23.5 cu. ft. (23 record storage boxes) (1 document box)
This finding aid was digitized with funds generously provided by the Smithsonian Institution Women's Committee.
The papers of Fred Lawrence Whipple document his astronomical research; his professional work in the field of astronomy; his career as director of the SAO; and, to
a lesser extent, his activities as a Harvard University faculty member. They include a large file of correspondence with professional colleagues, amateur astronomers, SAO
staff scientists, Smithsonian Institution officials, scientific societies and professional groups, government agencies, and Harvard University staff and officials. The papers
concern Whipple's research interests, scientific publications, and editorial work; SAO research projects, particularly the Satellite Tracking Program, Project Celescope, the
Radio Meteor Project, and the Meteorite Photography and Recovery Project; Whipple's work for professional organizations and government agencies and committees including the
International Astronomical Union, the Committee on Space Research, the Committee on Space and Astronautics of the United States House of Representatives, the National Aeronautics
and Space Administration, the National Academy of Sciences, and the National Science Foundation; SAO relations with the Smithsonian Institution; and his activities at Harvard
University and the Harvard College Observatory. Also included are college papers, notes, and a copy of his Ph.D. dissertation; manuscripts of articles, lectures, radio talks,
reviews, and notes from his research; research notes on comets; correspondence, notes, reports, minutes and related materials from Whipple's work with professional groups
and committees; files documenting the development of the MMT at Mount Hopkins, Arizona; and a set of Whipple's publications. Researchers should also consult Record Unit 9520,
Fred Lawrence Whipple Interviews, 1976.
Fred Lawrence Whipple (1906- ), an astronomer, received his B.A. degree from the University of California at Los Angeles in 1927, and his Ph.D. from the University
of California at Berkeley in 1931. In 1932, he joined the staff of Harvard University as an instructor of astronomy. By 1950, Whipple had received the title of professor and
chairman of the Department of Astronomy at Harvard. Whipple was appointed director of the Smithsonian Astrophysical Observatory (SAO) when it moved to Cambridge, Massachusetts,
in 1955. Since his retirement in 1973, Whipple has continued his research as a senior scientist at SAO.
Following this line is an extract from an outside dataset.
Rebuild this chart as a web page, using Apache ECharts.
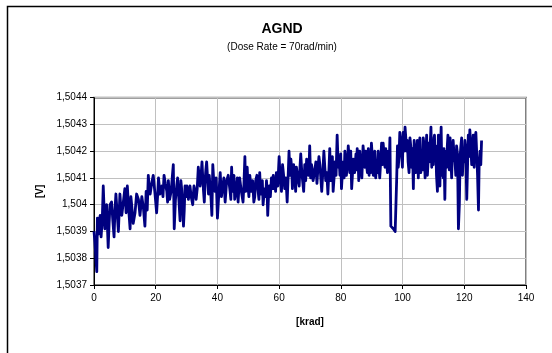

During his tenure as director, Whipple oversaw SAO research programs in stellar interiors, the upper atmosphere, meteorites, celestial mechanics, and geodesy studies. Major
SAO projects under his direction included the Satellite Tracking Program, Project Celescope, the Radio Meteor Project, and the Meteorite Photography and Recovery Project,
also known as the Prairie Network. In the late 1960s, Whipple selected Mount Hopkins, Arizona, as the site of a new SAO astronomical facility. Renamed the Fred Lawrence Whipple
Observatory in 1981, the facility houses the Multiple-Mirror Telescope (MMT), an innovative, low-cost telescope planned by Whipple and two colleagues.
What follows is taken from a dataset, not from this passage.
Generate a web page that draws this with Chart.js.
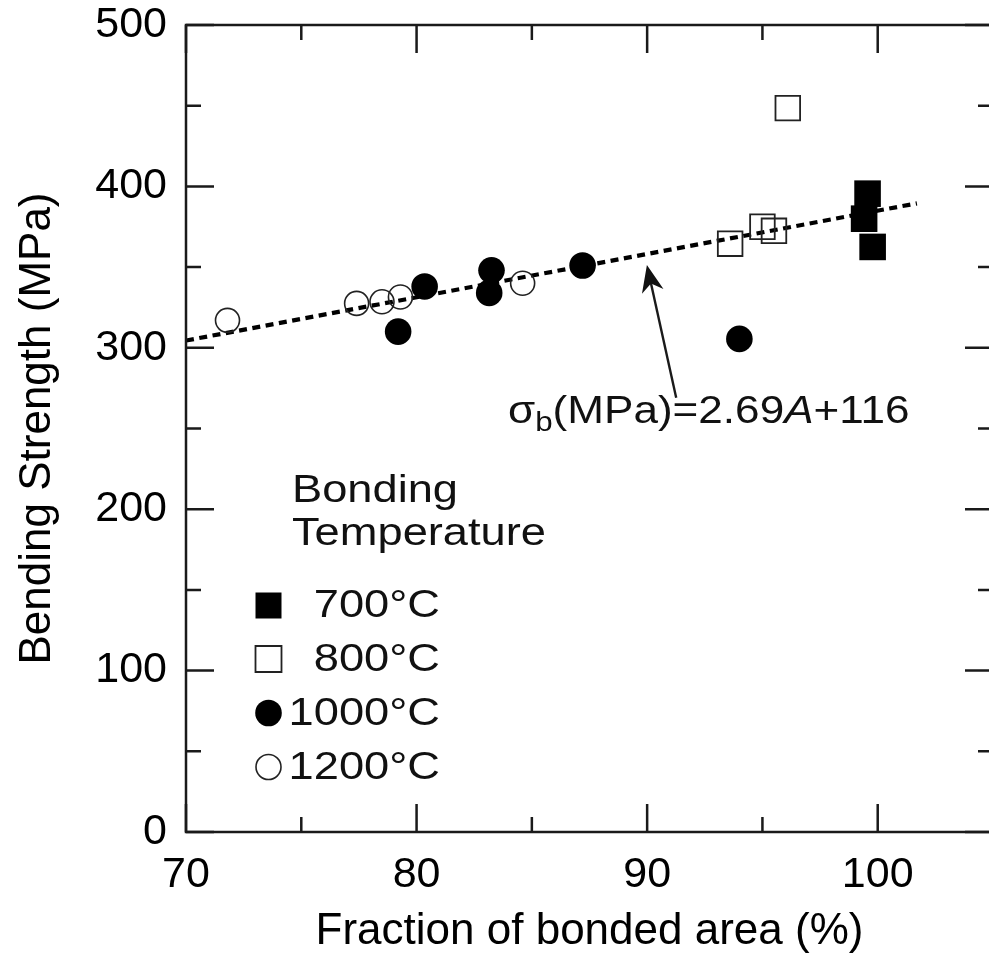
<!DOCTYPE html>
<html>
<head>
<meta charset="utf-8">
<script src="https://cdn.jsdelivr.net/npm/chart.js@4.4.0/dist/chart.umd.min.js"></script>
<style>
  html, body { margin: 0; padding: 0; background: #fff; overflow: hidden; }
</style>
</head>
<body>
<canvas id="chart" width="1000" height="966"></canvas>
<script>
// values
const temps = ['700°C', '800°C', '1000°C', '1200°C'];

const area700 = [99.56, 99.41, 99.78];
const strength700 = [395.5, 380, 362.5];

const area800 = [96.1, 93.6, 95.0, 95.5];
const strength800 = [448.5, 364.5, 375, 372.5];

const area1000 = [79.2, 80.35, 83.25, 83.15, 87.2, 94.0];
const strength1000 = [310, 338, 348, 334, 351, 305.5];

const area1200 = [71.8, 77.4, 78.5, 79.3, 84.6];
const strength1200 = [317, 327.5, 328.5, 331.5, 340];

const fitArea = [70, 101.7];
const fitStrength = [304.5, 389.5];

const xLabels = [70, 80, 90, 100];
const yLabels = [0, 100, 200, 300, 400, 500];

const FONT = '"Liberation Sans", Arial, Helvetica, sans-serif';
const INK = '#111';

const pts = (xs, ys) => xs.map((x, i) => ({ x, y: ys[i] }));

const markers = [
  { pointStyle: 'rect', radius: 18.8, fill: '#000', stroke: '#000', width: 0 },
  { pointStyle: 'rect', radius: 17.4, fill: 'rgba(0,0,0,0)', stroke: '#222', width: 1.8 },
  { pointStyle: 'circle', radius: 13.3, fill: '#000', stroke: '#000', width: 0 },
  { pointStyle: 'circle', radius: 12, fill: 'rgba(0,0,0,0)', stroke: '#222', width: 1.6 }
];
const series = [pts(area700, strength700), pts(area800, strength800), pts(area1000, strength1000), pts(area1200, strength1200)];

const datasets = series.map((data, i) => ({
  label: temps[i],
  data,
  pointStyle: markers[i].pointStyle,
  pointRadius: markers[i].radius,
  pointHoverRadius: markers[i].radius,
  backgroundColor: markers[i].fill,
  borderColor: markers[i].stroke,
  borderWidth: markers[i].width,
  order: 0
}));

datasets.push({
  label: 'fit',
  data: pts(fitArea, fitStrength),
  showLine: true,
  borderColor: '#000',
  borderWidth: 4.2,
  borderDash: [8, 5.5],
  pointRadius: 0,
  order: 10
});

function stretchedText(ctx, text, x, y, sx) {
  ctx.save();
  ctx.translate(x, y);
  ctx.scale(sx, 1);
  ctx.fillText(text, 0, 0);
  ctx.restore();
  return ctx.measureText(text).width * sx;
}

const frameAndTicks = {
  id: 'frameAndTicks',
  afterDatasetsDraw(chart) {
    const { ctx, chartArea: a, scales: { x, y } } = chart;
    ctx.save();
    ctx.strokeStyle = '#1a1a1a';
    ctx.lineWidth = 2.5;
    ctx.strokeRect(a.left, a.top, a.right - a.left, a.bottom - a.top);
    ctx.beginPath();
    x.ticks.forEach(t => {
      const px = x.getPixelForValue(t.value);
      const len = t.value % 10 === 0 ? 28 : 15;
      ctx.moveTo(px, a.bottom); ctx.lineTo(px, a.bottom - len);
      ctx.moveTo(px, a.top); ctx.lineTo(px, a.top + len);
    });
    y.ticks.forEach(t => {
      const py = y.getPixelForValue(t.value);
      const len = t.value % 100 === 0 ? 28 : 15;
      ctx.moveTo(a.left, py); ctx.lineTo(a.left + len, py);
      ctx.moveTo(a.right, py); ctx.lineTo(a.right - len, py);
    });
    ctx.stroke();

    // arrow pointing at the fit line
    const tail = { x: x.getPixelForValue(91.26), y: y.getPixelForValue(269) };
    const tip = { x: x.getPixelForValue(89.99), y: y.getPixelForValue(351.3) };
    const ang = Math.atan2(tip.y - tail.y, tip.x - tail.x);
    ctx.lineWidth = 2.4;
    ctx.beginPath();
    ctx.moveTo(tail.x, tail.y);
    ctx.lineTo(tip.x - 18 * Math.cos(ang), tip.y - 18 * Math.sin(ang));
    ctx.stroke();
    ctx.fillStyle = '#111';
    ctx.beginPath();
    ctx.moveTo(tip.x, tip.y);
    ctx.lineTo(tip.x - 27 * Math.cos(ang) + 11 * Math.sin(ang), tip.y - 27 * Math.sin(ang) - 11 * Math.cos(ang));
    ctx.lineTo(tip.x - 19 * Math.cos(ang), tip.y - 19 * Math.sin(ang));
    ctx.lineTo(tip.x - 27 * Math.cos(ang) - 11 * Math.sin(ang), tip.y - 27 * Math.sin(ang) + 11 * Math.cos(ang));
    ctx.closePath();
    ctx.fill();

    // equation
    const sx = 1.16;
    ctx.fillStyle = INK;
    ctx.textBaseline = 'alphabetic';
    ctx.textAlign = 'left';
    let cx = 508;
    const base = 423;
    ctx.font = `38px ${FONT}`;
    cx += stretchedText(ctx, 'σ', cx, base, sx);
    ctx.font = `27px ${FONT}`;
    cx += stretchedText(ctx, 'b', cx, base + 8, sx);
    ctx.font = `38px ${FONT}`;
    cx += stretchedText(ctx, '(MPa)=2.69', cx, base, sx);
    ctx.font = `italic 38px ${FONT}`;
    cx += stretchedText(ctx, 'A', cx, base, sx);
    ctx.font = `38px ${FONT}`;
    stretchedText(ctx, '+116', cx, base, sx);

    // legend
    ctx.font = `39px ${FONT}`;
    stretchedText(ctx, 'Bonding', 292, 502, sx);
    stretchedText(ctx, 'Temperature', 292, 545, sx);
    const rows = [605.5, 659, 713, 767];
    const mx = 268.5;
    rows.forEach((ry, i) => {
      const m = markers[i];
      ctx.beginPath();
      if (m.pointStyle === 'rect') {
        ctx.rect(mx - 13, ry - 13, 26, 26);
      } else {
        ctx.arc(mx, ry, m.width ? 12.5 : 13.3, 0, Math.PI * 2);
      }
      if (m.width) {
        ctx.lineWidth = m.width;
        ctx.strokeStyle = m.stroke;
        ctx.stroke();
      } else {
        ctx.fillStyle = m.fill;
        ctx.fill();
      }
      ctx.fillStyle = INK;
      ctx.textBaseline = 'middle';
      const w = ctx.measureText(temps[i]).width * sx;
      stretchedText(ctx, temps[i], 440 - w, ry + 1, sx);
    });
    ctx.restore();
  }
};

new Chart(document.getElementById('chart'), {
  type: 'scatter',
  data: { datasets },
  options: {
    responsive: false,
    animation: false,
    events: [],
    layout: { autoPadding: false, padding: { left: 0, top: 25, right: 7, bottom: 0 } },
    plugins: { legend: { display: false }, tooltip: { enabled: false } },
    scales: {
      x: {
        type: 'linear',
        min: 70,
        max: 105,
        afterFit(scale) {
          scale.height = 134;
          scale.paddingLeft = 0;
          scale.paddingRight = 0;
        },
        grid: { display: false, drawTicks: false },
        border: { display: false },
        ticks: {
          stepSize: 5,
          padding: 17,
          color: '#000',
          font: { family: FONT, size: 43 },
          maxRotation: 0,
          autoSkip: false,
          callback: v => xLabels.includes(v) ? String(v) : ''
        },
        title: {
          display: true,
          text: 'Fraction of bonded area (%)',
          color: '#000',
          font: { family: FONT, size: 44 },
          padding: { top: 0, bottom: 8 }
        }
      },
      y: {
        type: 'linear',
        min: 0,
        max: 500,
        afterFit(scale) {
          scale.width = 186;
          scale.paddingTop = 0;
          scale.paddingBottom = 0;
        },
        grid: { display: false, drawTicks: false },
        border: { display: false },
        ticks: {
          stepSize: 50,
          padding: 19,
          color: '#000',
          font: { family: FONT, size: 43 },
          autoSkip: false,
          callback: v => yLabels.includes(v) ? String(v) : ''
        },
        title: {
          display: true,
          text: 'Bending Strength (MPa)',
          color: '#000',
          font: { family: FONT, size: 44 },
          padding: { top: 11, bottom: 0 }
        }
      }
    }
  },
  plugins: [frameAndTicks]
});
</script>
</body>
</html>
Whipple is internationally recognized for his research on the moon, meteors, and comets. He has conducted pioneering research in photographically measuring the speeds and
decelerations of meteors, computing the orbits of comets and asteroids, and describing the structure of comets. He is the author of more than 150 scientific books and papers,
has served as editor of several publications, and has been a member and officer in numerous professional organizations. In 1975, the minor planet no. 1940 was named "Whipple"
in recognition of his contributions to astronomy.